Young children can deal with stress through regressive behaviors, to both reduce stress and repress vulnerability. For example, your child may isolate from stressful situations by bed wetting, nail biting, hair pulling, and by changes in sleeping and eating patterns. Your older child may show signs of aggressive behavior, shyness, general malaise, or emotional disabilities. In 2010, the American Psychological Association stated, “Common changes (due to stress) can include acting irritable or moody, withdrawing from activities that used to give them pleasure, routinely expressing worries, complaining more than usual about school, crying, displaying surprising, fearful reactions, clinging to a parent or teacher, sleeping too much or too little or eating too much or too little.”

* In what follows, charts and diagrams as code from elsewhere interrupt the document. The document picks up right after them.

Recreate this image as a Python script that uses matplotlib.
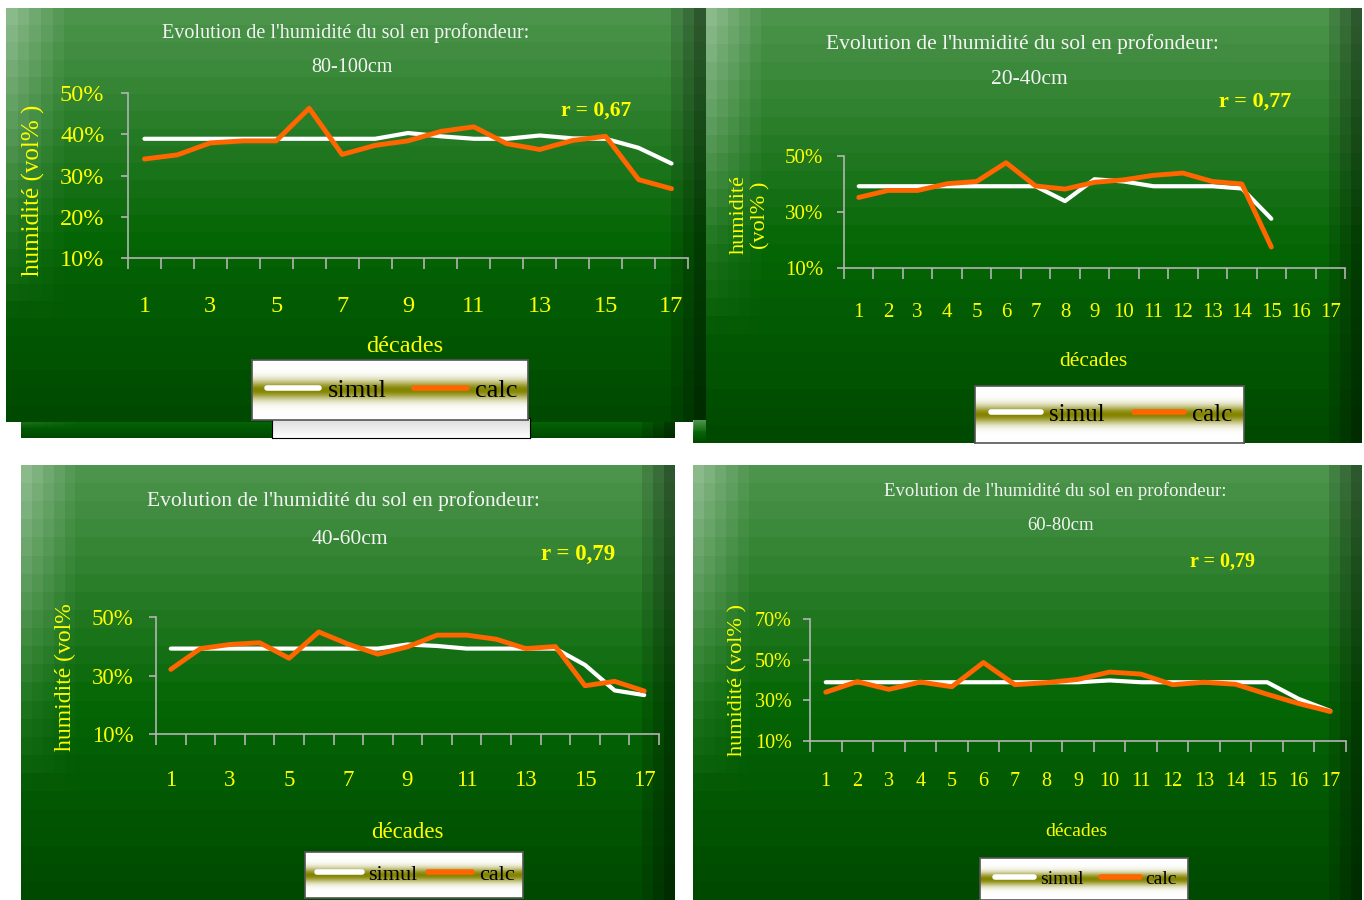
import numpy as np
import matplotlib.pyplot as plt

plt.rcParams['font.family'] = ['Liberation Serif', 'DejaVu Serif']

W, H = 1364, 900

# ---- data (humidité en %, par décade) ----
decades = list(range(1, 18))

simul_80_100 = [38.9, 38.9, 38.9, 38.9, 38.9, 38.9, 38.9, 38.9, 40.3, 39.5, 38.9, 38.9, 39.7, 39.0, 38.9, 36.7, 32.9]
calc_80_100 = [34.0, 35.0, 37.9, 38.4, 38.4, 46.3, 35.1, 37.3, 38.4, 40.7, 41.8, 37.7, 36.3, 38.5, 39.5, 29.0, 26.8]

simul_20_40 = [39.2, 39.2, 39.2, 39.2, 39.2, 39.2, 39.2, 33.9, 41.7, 40.9, 39.2, 39.2, 39.2, 38.4, 27.6]
calc_20_40 = [35.2, 37.7, 37.7, 40.1, 40.9, 47.6, 39.3, 38.2, 40.6, 41.5, 43.1, 43.9, 40.9, 40.0, 17.5]

simul_40_60 = [39.2, 39.2, 39.2, 39.2, 39.2, 39.2, 39.2, 39.2, 40.6, 40.1, 39.2, 39.2, 39.2, 39.2, 33.6, 24.9, 23.3]
calc_40_60 = [32.1, 39.2, 40.6, 41.2, 35.9, 44.9, 40.7, 37.3, 39.8, 43.8, 43.8, 42.4, 39.2, 39.9, 26.5, 28.0, 24.7]

simul_60_80 = [38.9, 38.9, 38.9, 38.9, 38.9, 38.9, 38.9, 38.9, 38.9, 39.8, 38.9, 38.9, 38.9, 38.9, 38.9, 30.7, 24.8]
calc_60_80 = [34.0, 39.2, 35.4, 39.0, 36.7, 48.6, 37.7, 38.7, 40.3, 43.9, 42.9, 37.7, 38.9, 37.9, 33.0, 28.4, 24.5]

titre = "Evolution de l'humidité du sol en profondeur:"
profondeurs = ['80-100cm', '20-40cm', '40-60cm', '60-80cm']
coef_r = ['r = 0,67', 'r = 0,77', 'r = 0,79', 'r = 0,79']
yticks_20 = [10, 30, 50]

fig = plt.figure(figsize=(W / 100, H / 100), dpi=100)
fig.patch.set_facecolor('white')


def rect(x0, y0, x1, y1):
    return [x0 / W, 1 - y1 / H, (x1 - x0) / W, (y1 - y0) / H]


def fond_vert(x0, y0, x1, y1):
    ax = fig.add_axes(rect(x0, y0, x1, y1), zorder=0)
    ny, nx = 24, 60
    t = np.linspace(0, 1, ny)[:, None, None]
    top = np.array([0.30, 0.58, 0.30])
    mid = np.array([0.02, 0.40, 0.02])
    bot = np.array([0.0, 0.29, 0.0])
    col = np.where(t < 0.55, top + (mid - top) * (t / 0.55), mid + (bot - mid) * ((t - 0.55) / 0.45))
    img = np.repeat(col, nx, axis=1)
    u = np.linspace(0, 1, nx)[None, :, None]
    light = np.clip(1 - u / 0.08, 0, 1) * np.clip(1 - t * 1.3, 0, 1) * 0.35
    img = img + (1 - img) * light
    dark = np.clip((u - 0.95) / 0.05, 0, 1) * 0.4
    img = img * (1 - dark)
    ax.imshow(np.clip(img, 0, 1), aspect='auto', interpolation='nearest', extent=[0, 1, 0, 1])
    ax.set_axis_off()
    return ax


def boite_legende(x0, y0, x1, y1):
    ax = fig.add_axes(rect(x0, y0, x1, y1), zorder=1)
    t = np.linspace(0, 1, 100)[:, None, None]
    w = np.exp(-((t - 0.5) / 0.16) ** 2)
    olive = np.array([0.52, 0.52, 0.0])
    img = np.ones((100, 1, 3)) * (1 - w) + olive * w
    ax.imshow(img, aspect='auto', extent=[0, 1, 0, 1])
    ax.set_xticks([])
    ax.set_yticks([])
    for s in ax.spines.values():
        s.set_color('#555555')
        s.set_linewidth(1.2)
    return ax


# fonds
fond_vert(21, 400, 675, 438)
fond_vert(6, 8, 706, 422)
fond_vert(693, 420, 710, 443)
fond_vert(706, 8, 1362, 443)
fond_vert(21, 465, 675, 900)
fond_vert(693, 465, 1362, 900)

# ombre legende 1
ombre = fig.add_axes(rect(272, 418, 530, 438), zorder=1)
tt = np.linspace(0, 1, 50)[:, None, None]
ombre.imshow(np.ones((50, 1, 3)) * (0.85 + 0.15 * tt), aspect='auto', extent=[0, 1, 0, 1])
ombre.set_xticks([])
ombre.set_yticks([])
for s in ombre.spines.values():
    s.set_color('black')

panneaux = [
    dict(ax=(128, 93, 688, 258), simul=simul_80_100, calc=calc_80_100, yt=[10, 20, 30, 40, 50], ylim=(10, 50),
         xt=decades[::2], fs_tick=17.5, fs_x=17.5, xpad=27, ypad=12, title=(346, 33, 14.5), prof=(352, 67),
         r=(596, 111, 15.5), dec=(405, 347, 17.5), yl=(33, 190, 18, 'humidité (vol% )'),
         leg=(252, 360, 528, 420), fs_leg=19, cs=1.05),
    dict(ax=(844, 156, 1345, 268), simul=simul_20_40, calc=calc_20_40, yt=yticks_20, ylim=(10, 50),
         xt=decades, fs_tick=15, fs_x=15, xpad=25, ypad=10, title=(1022, 44, 15.5), prof=(1029, 80),
         r=(1255, 102, 16), dec=(1093, 361, 15.5), yl=(750, 215, 16, 'humidité\n(vol% )'),
         leg=(975, 386, 1244, 443), fs_leg=18, cs=1.2),
    dict(ax=(156, 617, 659, 734), simul=simul_40_60, calc=calc_40_60, yt=yticks_20, ylim=(10, 50),
         xt=decades[::2], fs_tick=16.5, fs_x=16.5, xpad=26, ypad=11, title=(343, 501, 15.5), prof=(350, 540),
         r=(578, 554, 16.5), dec=(407, 832, 16.5), yl=(65, 677, 17, 'humidité (vol%'),
         leg=(305, 852, 523, 898), fs_leg=16, cs=0.45),
    dict(ax=(810, 619, 1346, 741), simul=simul_60_80, calc=calc_60_80, yt=[10, 30, 50, 70], ylim=(10, 70),
         xt=decades, fs_tick=14.5, fs_x=14.5, xpad=22, ypad=8, title=(1055, 491, 13.5), prof=(1061, 526),
         r=(1223, 562, 14.5), dec=(1076, 831, 14), yl=(738, 680, 16, 'humidité (vol% )'),
         leg=(980, 858, 1188, 900), fs_leg=14, cs=0.9),
]

jaune = '#ffff00'
gris = '#b4b4b4'

for i, p in enumerate(panneaux):
    boite_legende(*p['leg'])
    ax = fig.add_axes(rect(*p['ax']), zorder=2)
    ax.patch.set_alpha(0)
    ax.plot(decades[:len(p['simul'])], p['simul'], color='white', lw=3, label='simul', solid_capstyle='round')
    ax.plot(decades[:len(p['calc'])], p['calc'], color='#ff6600', lw=3.5, label='calc', solid_capstyle='round')
    ax.set_xlim(0.5, 17.5)
    ax.set_ylim(*p['ylim'])
    for s in ['top', 'right']:
        ax.spines[s].set_visible(False)
    for s in ['left', 'bottom']:
        ax.spines[s].set_color(gris)
        ax.spines[s].set_linewidth(1.2)
    ax.set_xticks(np.arange(0.5, 18, 1), minor=True)
    ax.set_xticks(p['xt'])
    ax.set_xticklabels([str(d) for d in p['xt']])
    ax.tick_params(axis='x', which='minor', length=8, width=1.2, color=gris, direction='out')
    ax.tick_params(axis='x', which='major', length=0, pad=p['xpad'], labelcolor=jaune, labelsize=p['fs_x'])
    ax.set_yticks(p['yt'])
    ax.set_yticklabels([str(v) + '%' for v in p['yt']])
    ax.tick_params(axis='y', length=5, width=1.2, color=gris, pad=p['ypad'], labelcolor=jaune,
                   labelsize=p['fs_tick'])

    x0, y0, x1, y1 = p['leg']
    ax.legend(loc='center', bbox_to_anchor=((x0 + x1) / 2 / W + 2 / W, 1 - (y0 + y1) / 2 / H),
              bbox_transform=fig.transFigure, ncol=2, frameon=False, fontsize=p['fs_leg'],
              handlelength=2.0, columnspacing=p['cs'], handletextpad=0.3, borderpad=0)
    for h in ax.get_legend().get_lines():
        h.set_linewidth(4)

    tx, ty, tfs = p['title']
    fig.text(tx / W, 1 - ty / H, titre, ha='center', va='center', color='#f4f4f4', fontsize=tfs)
    fig.text(p['prof'][0] / W, 1 - p['prof'][1] / H, profondeurs[i], ha='center', va='center',
             color='#f4f4f4', fontsize=tfs)
    rx, ry, rfs = p['r']
    fig.text(rx / W, 1 - ry / H, coef_r[i], ha='center', va='center', color=jaune, fontsize=rfs,
             fontweight='bold')
    dx, dy, dfs = p['dec']
    fig.text(dx / W, 1 - dy / H, 'décades', ha='center', va='center', color=jaune, fontsize=dfs)
    lx, ly, lfs, ltxt = p['yl']
    fig.text(lx / W, 1 - ly / H, ltxt, ha='center', va='center', color=jaune, fontsize=lfs,
             rotation=90, linespacing=1.2)

fig.savefig('out.png', dpi=100)
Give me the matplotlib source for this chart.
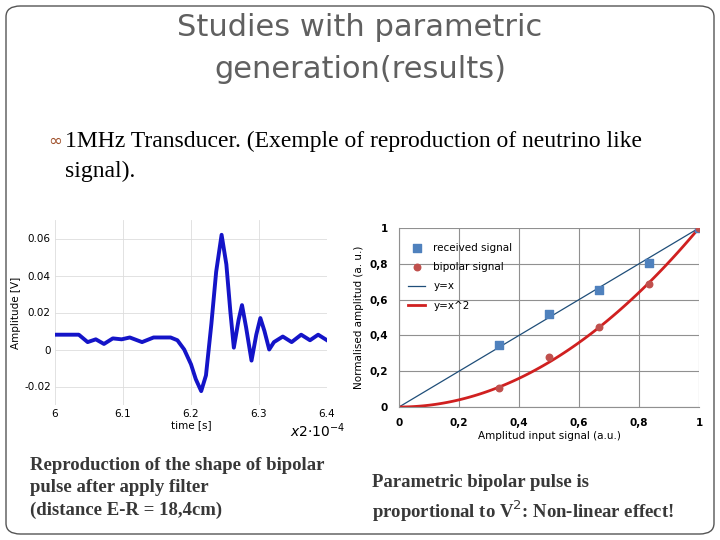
import numpy as np
import matplotlib
matplotlib.use("Agg")
import matplotlib.pyplot as plt
from matplotlib.patches import FancyBboxPatch

# --- left chart: reproduced bipolar pulse (time in units of 2e-4 s) ---
pulse_t = [6.000, 6.035, 6.048, 6.060, 6.072, 6.085, 6.098, 6.110, 6.128, 6.145,
           6.170, 6.180, 6.190, 6.200, 6.207, 6.215, 6.222, 6.230, 6.237, 6.245,
           6.252, 6.258, 6.263, 6.270, 6.275, 6.281, 6.289, 6.296, 6.302, 6.308,
           6.315, 6.322, 6.335, 6.348, 6.362, 6.375, 6.387, 6.400]
pulse_v = [0.008, 0.008, 0.004, 0.0055, 0.003, 0.006, 0.0055, 0.0065, 0.004, 0.0065,
           0.0065, 0.005, 0.000, -0.008, -0.016, -0.0225, -0.014, 0.014, 0.042, 0.062,
           0.046, 0.020, 0.001, 0.016, 0.024, 0.012, -0.006, 0.008, 0.017, 0.010,
           0.000, 0.004, 0.007, 0.004, 0.008, 0.005, 0.008, 0.005]

# --- right chart: normalised amplitudes ---
input_amp = [1/3, 0.5, 2/3, 5/6, 1.0]
received = [0.345, 0.52, 0.655, 0.805, 1.0]
bipolar = [0.105, 0.28, 0.445, 0.685, 1.0]

fig = plt.figure(figsize=(7.2, 5.4), dpi=100)
fig.patch.set_facecolor("white")
fig.patches.append(FancyBboxPatch((6/720, 6/540), 708/720, 528/540,
                                  boxstyle="round,pad=0,rounding_size=0.02",
                                  transform=fig.transFigure, fill=False,
                                  edgecolor="#555555", lw=1))

fig.text(0.5, 1 - 28/540, "Studies with parametric", ha="center", va="center",
         fontsize=22, color="#606060")
fig.text(0.5, 1 - 70/540, "generation(results)", ha="center", va="center",
         fontsize=22, color="#606060")
fig.text(48/720, 1 - 141/540, "\u221e", ha="left", va="center", fontsize=12,
         color="#a0522d")
fig.text(65/720, 1 - 141/540, "1MHz Transducer. (Exemple of reproduction of neutrino like",
         ha="left", va="center", fontsize=17, family="Liberation Serif")
fig.text(65/720, 1 - 171/540, "signal).", ha="left", va="center", fontsize=17,
         family="Liberation Serif")

# left axes
ax1 = fig.add_axes([55/720, 1 - 405/540, 272/720, 185/540])
ax1.plot(pulse_t, pulse_v, color="#1414c8", lw=2.8)
ax1.set_xlim(6, 6.4)
ax1.set_ylim(-0.03, 0.07)
ax1.set_xticks([6, 6.1, 6.2, 6.3, 6.4])
ax1.set_xticklabels(["6", "6.1", "6.2", "6.3", "6.4"])
ax1.set_yticks([-0.02, 0, 0.02, 0.04, 0.06])
ax1.set_yticklabels(["-0.02", "0", "0.02", "0.04", "0.06"])
ax1.grid(True, color="#dddddd", lw=0.6)
for s in ax1.spines.values():
    s.set_visible(False)
ax1.tick_params(length=0, labelsize=7.5, pad=3)
ax1.set_xlabel("time [s]", fontsize=7.5, labelpad=1)
ax1.set_ylabel("Amplitude [V]", fontsize=7.5, labelpad=2)
fig.text(290/720, 1 - 437/540, r"$x2{\cdot}10^{-4}$", fontsize=10, family="serif")

# right axes
ax2 = fig.add_axes([399/720, 1 - 407/540, 300/720, 179/540])
xs = np.linspace(0, 1, 101)
ax2.plot(xs, xs, color="#1f4e79", lw=0.9, label="y=x", zorder=2)
ax2.plot(xs, xs ** 2, color="#d02020", lw=2, label="y=x^2", zorder=2)
ax2.scatter(input_amp, received, marker="s", s=32, color="#4f81bd",
            label="received signal", zorder=3)
ax2.scatter(input_amp, bipolar, marker="o", s=22, color="#c0504d",
            label="bipolar signal", zorder=3)
ax2.set_xlim(0, 1)
ax2.set_ylim(0, 1)
ticks = [0, 0.2, 0.4, 0.6, 0.8, 1]
labels = ["0", "0,2", "0,4", "0,6", "0,8", "1"]
ax2.set_xticks(ticks)
ax2.set_xticklabels(labels)
ax2.set_yticks(ticks)
ax2.set_yticklabels(labels)
ax2.grid(True, color="#909090", lw=0.8)
for name, s in ax2.spines.items():
    s.set_visible(name in ("left", "bottom"))
    s.set_color("#909090")
ax2.tick_params(length=0, labelsize=7.5, pad=8)
for lbl in ax2.get_xticklabels() + ax2.get_yticklabels():
    lbl.set_fontweight("bold")
ax2.set_xlabel("Amplitud input signal (a.u.)", fontsize=7.5, labelpad=2)
ax2.set_ylabel("Normalised amplitud (a. u.)", fontsize=7.5, labelpad=4)
h, l = ax2.get_legend_handles_labels()
order = [2, 3, 0, 1]
ax2.legend([h[i] for i in order], [l[i] for i in order], loc="upper left",
           bbox_to_anchor=(0.0, 0.97), frameon=False, fontsize=7.5,
           handlelength=1.6, labelspacing=0.9)

fig.text(30/720, 1 - 457/540, "Reproduction of the shape of bipolar\npulse after apply filter\n(distance E-R = 18,4cm)",
         ha="left", va="top", fontsize=13.5, family="Liberation Serif", weight="bold",
         color="#383838", linespacing=1.4)
fig.text(372/720, 1 - 474/540, "Parametric bipolar pulse is\nproportional to V$^2$: Non-linear effect!",
         ha="left", va="top", fontsize=13.5, family="Liberation Serif", weight="bold",
         color="#383838", linespacing=1.4)

fig.savefig("out.png", dpi=100)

Thus, acting out may help your stressed child reduce his stress and repress his vulnerability. If your child is older, he may use more cognitive stress release strategies to verbally express his concerns. If your child experiences long-term stress exposure — for example, parental separation too early in life, poverty, death, divorce, or mental or physical abuse — he is at risk for developing unproductive or even destructive strategies to stress. Often, these strategies can become relatively intractable, as the sustained stress itself can actually alter impulse control and brain architecture. Moreover, a 2001 study shows that “stress-induced changes in neurobiology underlie the development of psychopathology in those who do develop psychiatric symptoms.” It follows, then, that children’s reactions to stress – rather than the actual stress events themselves – comprise the most significant and influential factor in his future behavior patterns.